Before I start the proof, let me state two results that will be used:

1. $$X_n\xrightarrow{p} X \ \ \implies X_n -X\xrightarrow{p} 0 \ \$$

2. $$X_n\xrightarrow{p} X \ \ \implies f(X_n)\xrightarrow{p} f(X)$$, where $$f$$ is a continuous function

Proof:

Let $$X_n$$ be a sequence of random variables that converges in Probability to $$X$$, then using 1:

$$X_n-X\xrightarrow{p}0 \\\implies|X_n-X|\xrightarrow{p}0\ \ \\\\\implies |X_n-X|^r\xrightarrow{p}0\ \ \\$$

Now using 2: $$\\\implies E|X_n-X|^r\xrightarrow{}0\ \ \\$$

Hence $$X_n$$ converges in $$r^{th}$$ mean to X.

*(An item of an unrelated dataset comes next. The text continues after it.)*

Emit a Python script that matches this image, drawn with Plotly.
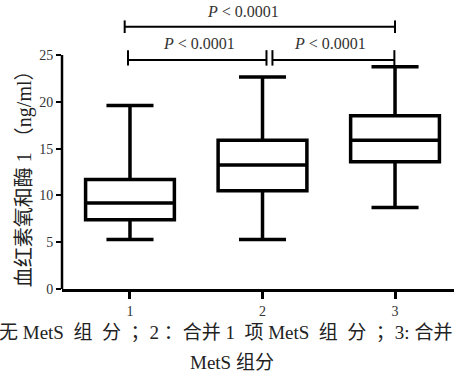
import plotly.graph_objects as go

groups = [1, 2, 3]
lower_whisker = [5.3, 5.3, 8.7]
q1 = [7.4, 10.5, 13.6]
median = [9.2, 13.25, 15.9]
q3 = [11.7, 15.9, 18.5]
upper_whisker = [19.6, 22.65, 23.75]

y_ticks = [0, 5, 10, 15, 20, 25]
x_ticks = [1, 2, 3]

p_label = "<i>P</i> < 0.0001"

serif = "Liberation Serif, Times New Roman, Noto Sans CJK SC"

fig = go.Figure()
for i, g in enumerate(groups):
    fig.add_trace(go.Box(
        x=[g], q1=[q1[i]], median=[median[i]], q3=[q3[i]],
        lowerfence=[lower_whisker[i]], upperfence=[upper_whisker[i]],
        width=0.67, whiskerwidth=0.53,
        line=dict(color="black", width=3.5),
        fillcolor="white", boxpoints=False, showlegend=False,
        hoverinfo="skip",
    ))

# (x start, x end, bracket level, tick below, tick above, label x, label y)
brackets = [
    (0.96, 3.0, 28.02, 0.67, 0.68, 1.853, 29.6),
    (0.985, 2.03, 24.47, 0.6, 1.05, 1.52, 26.2),
    (2.075, 2.995, 24.47, 0.6, 1.05, 2.51, 26.2),
]

shapes = []
shapes.append(dict(type="line", xref="paper", yref="y", x0=0, x1=0, y0=0, y1=25,
                   line=dict(color="black", width=2.5)))
annotations = []
for xa, xb, lvl, hb, ha, lx, ly in brackets:
    shapes.append(dict(type="line", xref="x", yref="y", x0=xa, x1=xb, y0=lvl, y1=lvl,
                       line=dict(color="black", width=2)))
    for xx in (xa, xb):
        shapes.append(dict(type="line", xref="x", yref="y", x0=xx, x1=xx,
                           y0=lvl - hb, y1=lvl + ha, line=dict(color="black", width=2)))
    annotations.append(dict(x=lx, y=ly, xref="x", yref="y", text=p_label,
                            showarrow=False, font=dict(family=serif, size=16, color="#333")))

nb = "\u00a0"
annotations.append(dict(x=-0.094, y=0.398, xref="paper", yref="paper",
                        xanchor="center", yanchor="middle",
                        text="血红素氧和酶 1" + nb + "（ng/ml）", textangle=-90, showarrow=False,
                        font=dict(family=serif, size=20, color="#222")))
line1 = ("无" + nb + "MetS" + nb * 2 + "组" + nb * 2 + "分" + nb * 2 + "；2" + nb
         + "：合并" + nb + "1" + nb * 2 + "项" + nb + "MetS" + nb * 2 + "组" + nb * 2
         + "分" + nb * 2 + "；3:" + nb + "合并")
annotations.append(dict(x=1.0, y=-0.149, xref="paper", yref="paper",
                        xanchor="right", yanchor="middle",
                        text=line1, showarrow=False,
                        font=dict(family=serif, size=19, color="#222")))
annotations.append(dict(x=0.434, y=-0.253, xref="paper", yref="paper",
                        xanchor="center", yanchor="middle",
                        text="MetS 组分", showarrow=False,
                        font=dict(family=serif, size=19, color="#222")))

fig.update_layout(
    width=454, height=391,
    margin=dict(l=62, r=0, t=0, b=102),
    paper_bgcolor="white", plot_bgcolor="white",
    shapes=shapes, annotations=annotations,
    xaxis=dict(range=[0.487, 3.445], tickvals=x_ticks, ticks="outside", ticklen=7,
               tickwidth=2.5, tickcolor="black", showline=True, linecolor="black",
               linewidth=2.5, showgrid=False, zeroline=False,
               tickfont=dict(family=serif, size=14, color="#333")),
    yaxis=dict(range=[0, 30.88], tickvals=y_ticks, ticks="outside", ticklen=5,
               tickwidth=2, tickcolor="black", showline=False, showgrid=False,
               zeroline=False, tickfont=dict(family=serif, size=14, color="#333")),
)
fig.write_html("out.html", config={"displayModeBar": False},
               post_script="document.body.style.margin='0';document.body.style.overflow='hidden';")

• See these notes Exercise 2 (proof). – BruceET Jun 21 '19 at 6:05

Let $$\Pr(z_n=0)=(n-1)/n$$ and $$\Pr(z_n=n)=1/n$$. Then, for any $$\epsilon$$, $$\Pr[|z_{n}-0|<\epsilon]=\Pr(z_n=0)=(n-1)/n\rightarrow 1,$$ i.e. $$z_{n}\to_p0$$. However, $$E(z_n-0)^2=n^2\cdot 1/n\rightarrow\infty,$$ so that $$z_{n}\nrightarrow_{\mathrm{m.s.}}0$$.
The reason you cannot just apply the expected value operator in your final step is that, as my counterexample illustrates, convergence in probability essentially only looks at the probability of events, while expected values also weigh by the event. If, as in this example, the event is "extreme" in that it takes large values as $$n$$ gets large, we do not have convergence in mean.
After you get $$2$$, you have a convergence in probability of the $$r$$-power of the absolute difference. When you take your expectation, that's again a convergence in probability. Therefore, you conclude that in the limit, the probability that the expected value of de rth power absolute difference is greater than $$\epsilon$$, is $$0$$. That's not the definition of convergence in $$r$$-mean.